- [Exercise directions]:
From the listing below, select every line where the word "this" appears.
-- Start of Extracted information --
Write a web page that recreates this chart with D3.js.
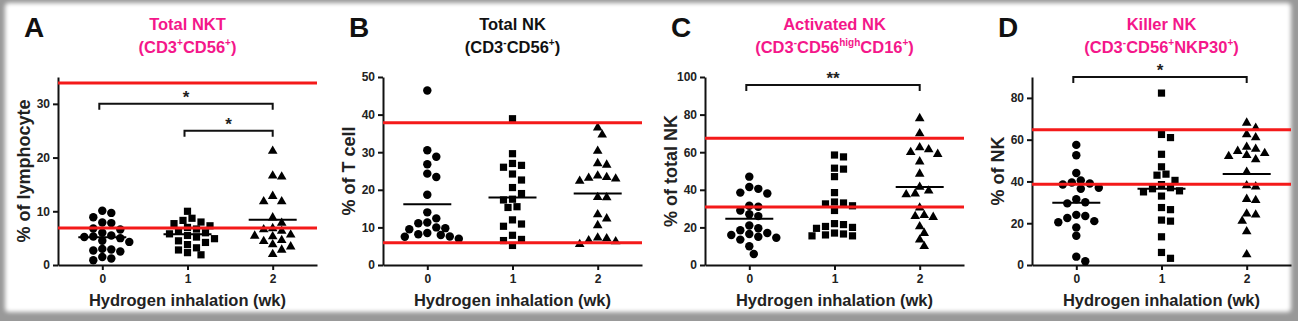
-- End of Extracted information --
-- Start of Extracted information --
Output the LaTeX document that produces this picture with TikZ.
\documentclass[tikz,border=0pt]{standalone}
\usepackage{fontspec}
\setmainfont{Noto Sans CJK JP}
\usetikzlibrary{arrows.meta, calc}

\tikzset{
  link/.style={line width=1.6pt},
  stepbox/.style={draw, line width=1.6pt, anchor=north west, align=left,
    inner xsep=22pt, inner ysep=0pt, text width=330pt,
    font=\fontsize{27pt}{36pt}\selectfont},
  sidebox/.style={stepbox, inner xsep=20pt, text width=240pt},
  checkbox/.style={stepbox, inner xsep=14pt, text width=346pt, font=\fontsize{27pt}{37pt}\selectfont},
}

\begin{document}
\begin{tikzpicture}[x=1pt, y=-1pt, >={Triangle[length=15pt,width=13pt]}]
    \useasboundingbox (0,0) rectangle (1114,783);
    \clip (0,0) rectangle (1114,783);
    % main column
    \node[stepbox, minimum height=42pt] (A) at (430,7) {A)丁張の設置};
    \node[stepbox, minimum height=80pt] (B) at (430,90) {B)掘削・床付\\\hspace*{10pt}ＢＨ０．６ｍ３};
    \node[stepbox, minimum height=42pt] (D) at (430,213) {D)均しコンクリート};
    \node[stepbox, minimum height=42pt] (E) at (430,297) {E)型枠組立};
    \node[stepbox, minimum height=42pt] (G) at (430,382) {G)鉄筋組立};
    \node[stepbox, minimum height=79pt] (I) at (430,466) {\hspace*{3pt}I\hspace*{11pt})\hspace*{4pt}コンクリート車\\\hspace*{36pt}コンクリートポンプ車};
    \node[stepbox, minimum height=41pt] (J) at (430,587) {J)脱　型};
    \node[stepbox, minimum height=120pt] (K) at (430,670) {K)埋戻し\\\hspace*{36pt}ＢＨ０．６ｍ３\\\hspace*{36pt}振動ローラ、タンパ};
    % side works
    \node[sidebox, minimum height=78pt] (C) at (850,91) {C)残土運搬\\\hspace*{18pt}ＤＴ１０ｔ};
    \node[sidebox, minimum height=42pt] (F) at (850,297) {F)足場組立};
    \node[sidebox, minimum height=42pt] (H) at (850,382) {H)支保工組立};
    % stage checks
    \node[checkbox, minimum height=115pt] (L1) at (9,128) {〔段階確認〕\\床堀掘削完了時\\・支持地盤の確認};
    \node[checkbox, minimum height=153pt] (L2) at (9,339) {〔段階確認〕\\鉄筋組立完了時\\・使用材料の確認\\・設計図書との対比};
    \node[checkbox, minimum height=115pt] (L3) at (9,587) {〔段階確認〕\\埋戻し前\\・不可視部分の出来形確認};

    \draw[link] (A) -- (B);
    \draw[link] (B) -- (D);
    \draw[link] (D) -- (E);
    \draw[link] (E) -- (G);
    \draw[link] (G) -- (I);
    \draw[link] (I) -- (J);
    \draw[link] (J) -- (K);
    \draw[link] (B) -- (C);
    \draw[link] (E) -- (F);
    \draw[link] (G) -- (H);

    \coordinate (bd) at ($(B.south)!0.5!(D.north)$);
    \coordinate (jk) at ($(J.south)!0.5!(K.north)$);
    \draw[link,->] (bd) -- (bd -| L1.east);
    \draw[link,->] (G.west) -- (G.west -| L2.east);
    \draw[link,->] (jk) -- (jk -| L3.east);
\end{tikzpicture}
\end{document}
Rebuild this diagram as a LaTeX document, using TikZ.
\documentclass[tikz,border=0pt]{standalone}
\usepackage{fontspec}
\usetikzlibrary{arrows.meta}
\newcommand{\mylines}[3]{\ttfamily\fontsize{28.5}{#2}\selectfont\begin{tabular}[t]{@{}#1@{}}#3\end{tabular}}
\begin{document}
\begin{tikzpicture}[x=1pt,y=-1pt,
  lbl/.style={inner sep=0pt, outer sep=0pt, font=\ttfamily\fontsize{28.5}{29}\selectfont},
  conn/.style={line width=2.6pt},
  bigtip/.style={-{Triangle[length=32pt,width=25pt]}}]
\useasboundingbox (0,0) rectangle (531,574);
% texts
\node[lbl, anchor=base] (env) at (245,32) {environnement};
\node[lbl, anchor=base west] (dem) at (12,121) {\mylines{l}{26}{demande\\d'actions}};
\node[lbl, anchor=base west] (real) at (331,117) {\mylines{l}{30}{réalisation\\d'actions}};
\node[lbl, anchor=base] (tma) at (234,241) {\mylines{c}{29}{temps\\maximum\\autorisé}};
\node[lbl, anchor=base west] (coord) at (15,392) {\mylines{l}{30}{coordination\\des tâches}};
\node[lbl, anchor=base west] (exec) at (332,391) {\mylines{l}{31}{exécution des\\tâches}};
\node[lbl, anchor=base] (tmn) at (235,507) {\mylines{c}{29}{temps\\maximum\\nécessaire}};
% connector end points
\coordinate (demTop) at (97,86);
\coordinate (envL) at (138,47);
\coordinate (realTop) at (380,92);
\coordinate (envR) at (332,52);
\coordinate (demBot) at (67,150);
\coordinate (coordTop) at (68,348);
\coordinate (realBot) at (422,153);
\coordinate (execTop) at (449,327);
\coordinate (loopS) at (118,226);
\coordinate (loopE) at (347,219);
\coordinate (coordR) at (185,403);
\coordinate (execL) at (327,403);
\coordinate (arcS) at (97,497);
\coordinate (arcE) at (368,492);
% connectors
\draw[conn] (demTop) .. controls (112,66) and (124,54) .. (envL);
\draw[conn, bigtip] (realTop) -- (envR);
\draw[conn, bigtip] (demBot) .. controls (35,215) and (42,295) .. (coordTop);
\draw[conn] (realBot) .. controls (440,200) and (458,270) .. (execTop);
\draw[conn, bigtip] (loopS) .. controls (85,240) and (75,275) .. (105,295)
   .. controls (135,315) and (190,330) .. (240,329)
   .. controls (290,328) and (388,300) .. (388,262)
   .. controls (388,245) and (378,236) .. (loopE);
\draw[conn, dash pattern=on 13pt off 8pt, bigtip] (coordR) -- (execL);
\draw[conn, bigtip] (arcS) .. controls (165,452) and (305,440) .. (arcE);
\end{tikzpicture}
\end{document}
-- End of Extracted information --
- [Right answer]:
Write a web page that recreates this chart with D3.js.
Output the LaTeX document that produces this picture with TikZ.
Rebuild this diagram as a LaTeX document, using TikZ.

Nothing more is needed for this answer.